— Objective —
Count how many lines of the material below have the word "matplotlib" and give only the number.

------------------------------------------------------------------------

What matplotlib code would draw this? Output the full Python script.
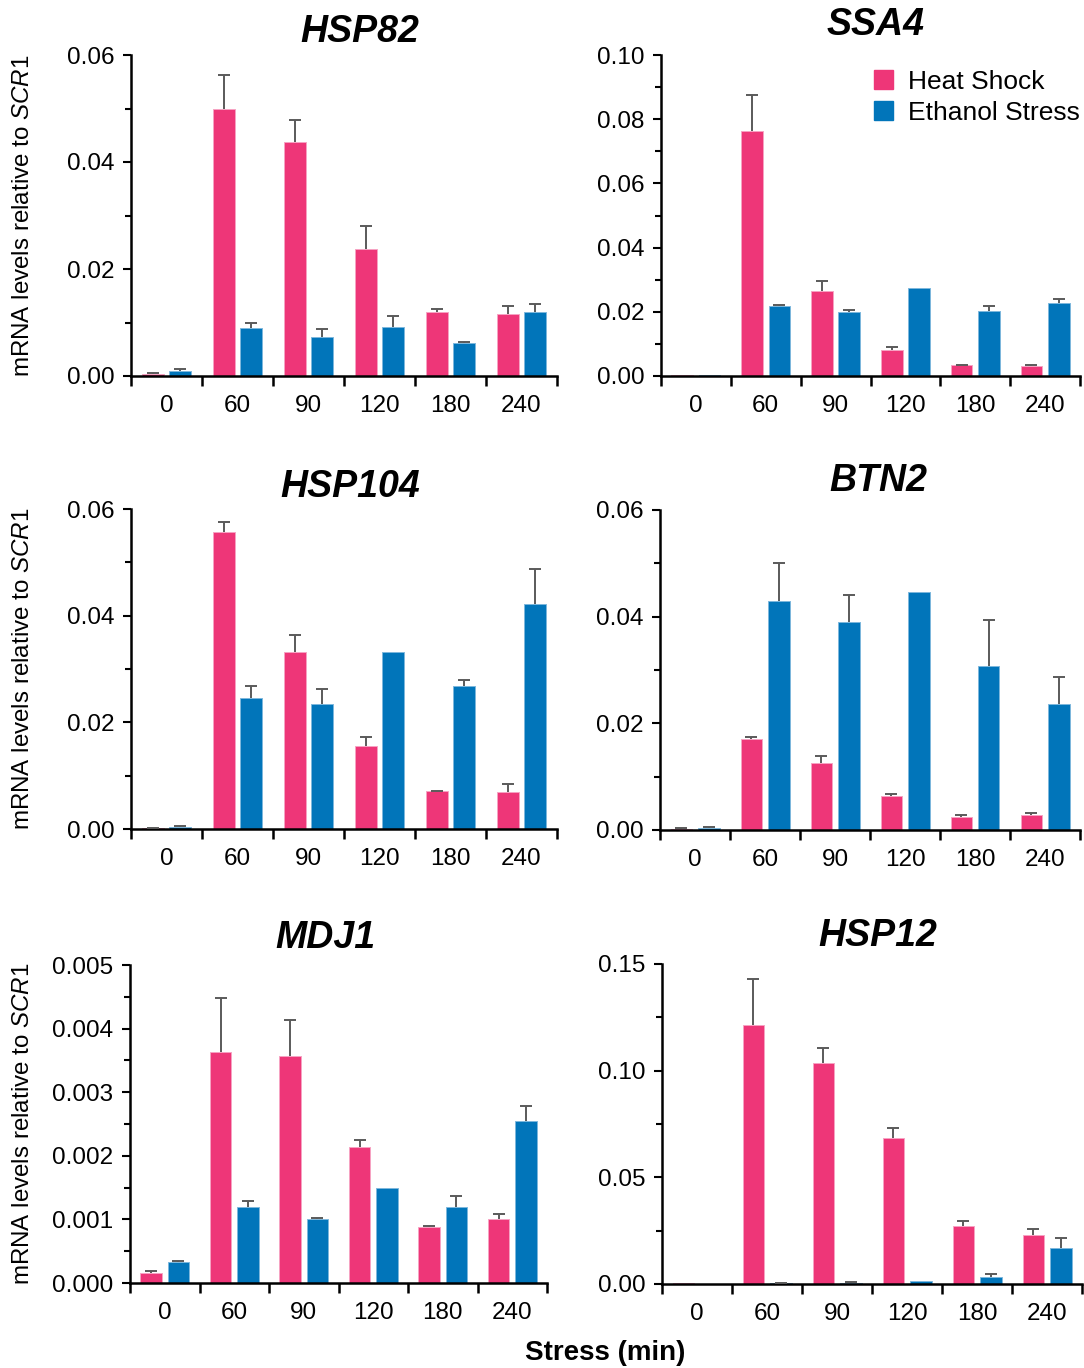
import numpy as np
import matplotlib
matplotlib.use('Agg')
import matplotlib.pyplot as plt
from matplotlib.ticker import MultipleLocator, FormatStrFormatter

plt.rcParams['font.family'] = ['Liberation Sans', 'DejaVu Sans']
plt.rcParams['mathtext.fontset'] = 'custom'
plt.rcParams['mathtext.rm'] = 'Liberation Sans'
plt.rcParams['mathtext.it'] = 'Liberation Sans:italic'

times = ['0', '60', '90', '120', '180', '240']

# HSP82
hsp82_hs = [0.0004, 0.0500, 0.0437, 0.0238, 0.0120, 0.0115]
hsp82_hs_err = [0.00016, 0.0062, 0.0042, 0.0042, 0.0005, 0.0015]
hsp82_et = [0.00093, 0.0090, 0.0072, 0.0092, 0.0062, 0.0119]
hsp82_et_err = [0.0003, 0.0010, 0.0016, 0.0021, 0.0002, 0.0016]

# SSA4
ssa4_hs = [0.0002, 0.0763, 0.0266, 0.0082, 0.0033, 0.0030]
ssa4_hs_err = [0, 0.0111, 0.0029, 0.0007, 0.0002, 0.0003]
ssa4_et = [0.0002, 0.0217, 0.0199, 0.0275, 0.0202, 0.0228]
ssa4_et_err = [0, 0.0003, 0.0006, 0, 0.0017, 0.0012]

# HSP104
hsp104_hs = [0.0002, 0.0557, 0.0331, 0.0156, 0.0071, 0.0070]
hsp104_hs_err = [0.00005, 0.0019, 0.0032, 0.0017, 0.0001, 0.0014]
hsp104_et = [0.00044, 0.0246, 0.0234, 0.0332, 0.0269, 0.0422]
hsp104_et_err = [0.00012, 0.0023, 0.0029, 0, 0.0011, 0.0066]

# BTN2
btn2_hs = [0.0001, 0.0170, 0.0125, 0.0064, 0.0025, 0.0028]
btn2_hs_err = [0.0002, 0.0005, 0.0013, 0.0004, 0.0003, 0.0003]
btn2_et = [0.0003, 0.0430, 0.0390, 0.0446, 0.0307, 0.0237]
btn2_et_err = [0.0003, 0.0070, 0.0051, 0, 0.0087, 0.0050]

# MDJ1
mdj1_hs = [0.000157, 0.003636, 0.003562, 0.002135, 0.000876, 0.001013]
mdj1_hs_err = [0.000037, 0.000839, 0.000572, 0.000121, 0.000021, 0.000078]
mdj1_et = [0.000325, 0.001191, 0.001002, 0.001495, 0.001196, 0.00255]
mdj1_et_err = [0.000021, 0.0001, 0.000021, 0, 0.000168, 0.000236]

# HSP12
hsp12_hs = [0.0003, 0.1216, 0.1034, 0.0683, 0.0270, 0.0230]
hsp12_hs_err = [0, 0.0214, 0.0071, 0.0048, 0.0025, 0.0026]
hsp12_et = [0.0002, 0.0003, 0.0006, 0.0014, 0.0031, 0.0169]
hsp12_et_err = [0, 0.0001, 0.0005, 0, 0.0014, 0.0048]

PINK = '#EE3678'
BLUE = '#0175BA'
W, H = 1084, 1368


def px_box(left, right, top, bottom):
    # pixel box -> figure fraction
    return [left / W, 1 - bottom / H, (right - left) / W, (bottom - top) / H]


def draw_panel(ax, hs, hs_err, et, et_err, ymax, step, fmt):
    x = np.arange(len(times))
    w = 0.31
    off = 0.195
    ax.bar(x - off, hs, w, color=PINK, edgecolor='#F6A3C3', linewidth=0.7, zorder=2)
    ax.bar(x + off, et, w, color=BLUE, edgecolor='#7DB7DD', linewidth=0.7, zorder=2)
    # only upper error bars, skip the ones without error
    for xs, vals, errs in [(x - off, hs, hs_err), (x + off, et, et_err)]:
        vals = np.array(vals)
        errs = np.array(errs)
        m = errs > 0
        eb = ax.errorbar(xs[m], vals[m], yerr=[np.zeros(m.sum()), errs[m]], fmt='none',
                         ecolor='#5A5A5A', elinewidth=1.4, capsize=4.5, capthick=1.4, zorder=3)
        # hide the lower cap sitting on the bar top
        eb[1][0].set_visible(False)

    ax.set_xlim(-0.5, len(times) - 0.5)
    ax.set_ylim(0, ymax)
    ax.yaxis.set_major_locator(MultipleLocator(step))
    ax.yaxis.set_minor_locator(MultipleLocator(step / 2))
    ax.yaxis.set_major_formatter(FormatStrFormatter(fmt))

    ax.set_xticks(np.arange(-0.5, len(times), 1))
    ax.set_xticklabels([])
    ax.set_xticks(x, minor=True)
    ax.set_xticklabels(times, minor=True)
    ax.tick_params(axis='x', which='major', length=7, width=1.8, direction='out')
    ax.tick_params(axis='x', which='minor', length=0, labelsize=17.5, pad=14)
    ax.tick_params(axis='y', which='major', length=6, width=1.5, labelsize=17.5, pad=6)
    ax.tick_params(axis='y', which='minor', length=4, width=1.5)

    for s in ['top', 'right']:
        ax.spines[s].set_visible(False)
    for s in ['left', 'bottom']:
        ax.spines[s].set_linewidth(1.8)


fig = plt.figure(figsize=(W / 100, H / 100), dpi=100)

panels = [
    ('HSP82', hsp82_hs, hsp82_hs_err, hsp82_et, hsp82_et_err, 0.06, 0.02, '%.2f', (131, 557, 55, 376), (360, 32)),
    ('SSA4', ssa4_hs, ssa4_hs_err, ssa4_et, ssa4_et_err, 0.10, 0.02, '%.2f', (661, 1080, 55, 376), (876, 25)),
    ('HSP104', hsp104_hs, hsp104_hs_err, hsp104_et, hsp104_et_err, 0.06, 0.02, '%.2f', (131, 557, 509, 829), (350, 487)),
    ('BTN2', btn2_hs, btn2_hs_err, btn2_et, btn2_et_err, 0.06, 0.02, '%.2f', (660, 1080, 510, 830), (878, 481)),
    ('MDJ1', mdj1_hs, mdj1_hs_err, mdj1_et, mdj1_et_err, 0.005, 0.001, '%.3f', (130, 547, 965, 1283), (325, 938)),
    ('HSP12', hsp12_hs, hsp12_hs_err, hsp12_et, hsp12_et_err, 0.15, 0.05, '%.2f', (662, 1082, 964, 1284), (878, 936)),
]

for i, (name, hs, hs_err, et, et_err, ymax, step, fmt, box, tpos) in enumerate(panels):
    ax = fig.add_axes(px_box(*box))
    draw_panel(ax, hs, hs_err, et, et_err, ymax, step, fmt)
    fig.text(tpos[0] / W, 1 - tpos[1] / H, name, ha='center', va='center',
             fontsize=27, fontweight='bold', fontstyle='italic')
    if i % 2 == 0:
        yc = (box[2] + box[3]) / 2
        fig.text(23 / W, 1 - yc / H, r'mRNA levels relative to $\mathit{SCR1}$',
                 rotation=90, ha='center', va='center', fontsize=17.4)

# legend inside SSA4 panel
h1 = plt.Rectangle((0, 0), 1, 1, color=PINK)
h2 = plt.Rectangle((0, 0), 1, 1, color=BLUE)
fig.legend([h1, h2], ['Heat Shock', 'Ethanol Stress'], loc='upper left',
           bbox_to_anchor=(874 / W, 1 - 70 / H), frameon=False, fontsize=19,
           handlelength=0.72, handleheight=0.72, handletextpad=0.55,
           labelspacing=0.25, borderpad=0, borderaxespad=0)

fig.text(605 / W, 1 - 1353 / H, 'Stress (min)', ha='center', va='center',
         fontsize=20, fontweight='bold')

fig.savefig('out.png', dpi=100)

------------------------------------------------------------------------

— The answer —
5